2.2 Should we now do better than MCI-level taxonomy?

The MCI was developed initially in the early 1980s (Stark 1985), shortly after the publication of Winterbourn and Gregson's (1981) landmark first edition of the "Guide to aquatic insects of New Zealand". Although the Guide is a huge aid to better identifications, it does require some experience and training to use reliably. This was one of the reasons why it was decided to develop the MCI based on generic (at best) taxonomy. This appears to have been a wise decision given that the two most recent editions of the Guide have reverted to generic keys (except for the Simuliidae) "because so many described species are unknown as larvae" (Winterbourn et al 2006). Stark (1985) also found that an MCI based on family-level data was not very sensitive and could distinguish only gross pollution from everything else. Generic-level taxonomy was adopted because there was sufficient sensitivity for assessing stream health at this level of taxonomy, and also because it was more cost-effective and practical than species-level taxonomy.

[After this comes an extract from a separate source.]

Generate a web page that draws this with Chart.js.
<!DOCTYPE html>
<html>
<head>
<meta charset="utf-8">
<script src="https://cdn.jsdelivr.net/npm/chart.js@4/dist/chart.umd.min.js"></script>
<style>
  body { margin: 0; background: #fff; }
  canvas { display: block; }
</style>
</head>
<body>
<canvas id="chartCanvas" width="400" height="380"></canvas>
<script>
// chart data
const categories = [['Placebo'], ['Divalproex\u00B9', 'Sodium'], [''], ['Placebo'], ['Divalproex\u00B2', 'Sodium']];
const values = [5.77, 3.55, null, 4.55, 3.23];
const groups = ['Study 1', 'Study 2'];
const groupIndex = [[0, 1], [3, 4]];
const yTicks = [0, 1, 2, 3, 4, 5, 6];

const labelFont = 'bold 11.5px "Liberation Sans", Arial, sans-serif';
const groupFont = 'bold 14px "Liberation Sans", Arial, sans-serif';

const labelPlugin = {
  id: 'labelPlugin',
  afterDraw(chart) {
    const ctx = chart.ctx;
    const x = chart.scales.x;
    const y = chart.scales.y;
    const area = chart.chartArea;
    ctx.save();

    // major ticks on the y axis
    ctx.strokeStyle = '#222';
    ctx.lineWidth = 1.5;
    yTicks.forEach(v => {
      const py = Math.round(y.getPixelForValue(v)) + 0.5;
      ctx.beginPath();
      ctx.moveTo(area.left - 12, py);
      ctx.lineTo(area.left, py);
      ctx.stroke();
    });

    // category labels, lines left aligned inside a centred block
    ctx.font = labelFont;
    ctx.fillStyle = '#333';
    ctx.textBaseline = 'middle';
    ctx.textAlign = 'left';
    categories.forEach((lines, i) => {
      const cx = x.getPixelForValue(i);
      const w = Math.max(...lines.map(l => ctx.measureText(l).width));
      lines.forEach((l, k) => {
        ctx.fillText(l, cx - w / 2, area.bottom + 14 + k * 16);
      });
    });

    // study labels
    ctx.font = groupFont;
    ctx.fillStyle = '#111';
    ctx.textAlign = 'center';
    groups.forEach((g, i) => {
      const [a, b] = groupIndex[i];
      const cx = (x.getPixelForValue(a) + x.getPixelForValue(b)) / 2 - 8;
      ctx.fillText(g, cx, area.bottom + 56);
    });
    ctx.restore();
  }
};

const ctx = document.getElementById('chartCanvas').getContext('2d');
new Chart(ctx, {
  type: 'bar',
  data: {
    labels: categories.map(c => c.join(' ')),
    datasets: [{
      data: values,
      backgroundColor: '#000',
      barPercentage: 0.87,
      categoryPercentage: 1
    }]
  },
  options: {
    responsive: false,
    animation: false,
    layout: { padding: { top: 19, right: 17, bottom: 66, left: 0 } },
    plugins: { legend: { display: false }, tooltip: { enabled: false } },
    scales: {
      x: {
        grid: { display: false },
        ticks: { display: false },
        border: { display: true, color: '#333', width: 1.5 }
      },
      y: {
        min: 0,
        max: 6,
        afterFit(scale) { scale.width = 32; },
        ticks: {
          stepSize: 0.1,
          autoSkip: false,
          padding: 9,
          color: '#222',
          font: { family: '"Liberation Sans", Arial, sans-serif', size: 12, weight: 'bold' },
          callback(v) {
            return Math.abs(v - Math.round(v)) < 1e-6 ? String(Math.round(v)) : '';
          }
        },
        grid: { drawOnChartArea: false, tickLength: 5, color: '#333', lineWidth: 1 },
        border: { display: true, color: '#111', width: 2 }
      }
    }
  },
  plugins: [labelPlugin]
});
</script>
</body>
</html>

There is no doubt that MCI-level taxonomy has become the norm in New Zealand, and, in general, this has proven suitable for bioassessments and SoE reporting based on the MCI and its variants. The fact that most data sets are identified to the MCI level does mean, however, that we don't have as many data identified to the species level as would have been the case if the MCI had not constrained the identifications. It could well be that an MCI based on species-level identifications (where practical) may perform even better than the existing generic-level indices. However, to develop a species-level MCI, species-level data are required, which, in general, are not being collected.

Wright-Stow and Winterbourn (2003) evaluated the effect of taxonomic resolution on biotic index performance by comparing MCI and QMCI values determined using ordinal-level taxonomy with the conventional MCI and QMCI. Ordinal-level tolerance values were obtained by averaging MCI scores for 10 insect orders and five other higher taxonomic groups. They found that biotic indices based on coarse-level taxonomy ranked the health of streams in Canterbury in a comparable way to the MCI and QMCI.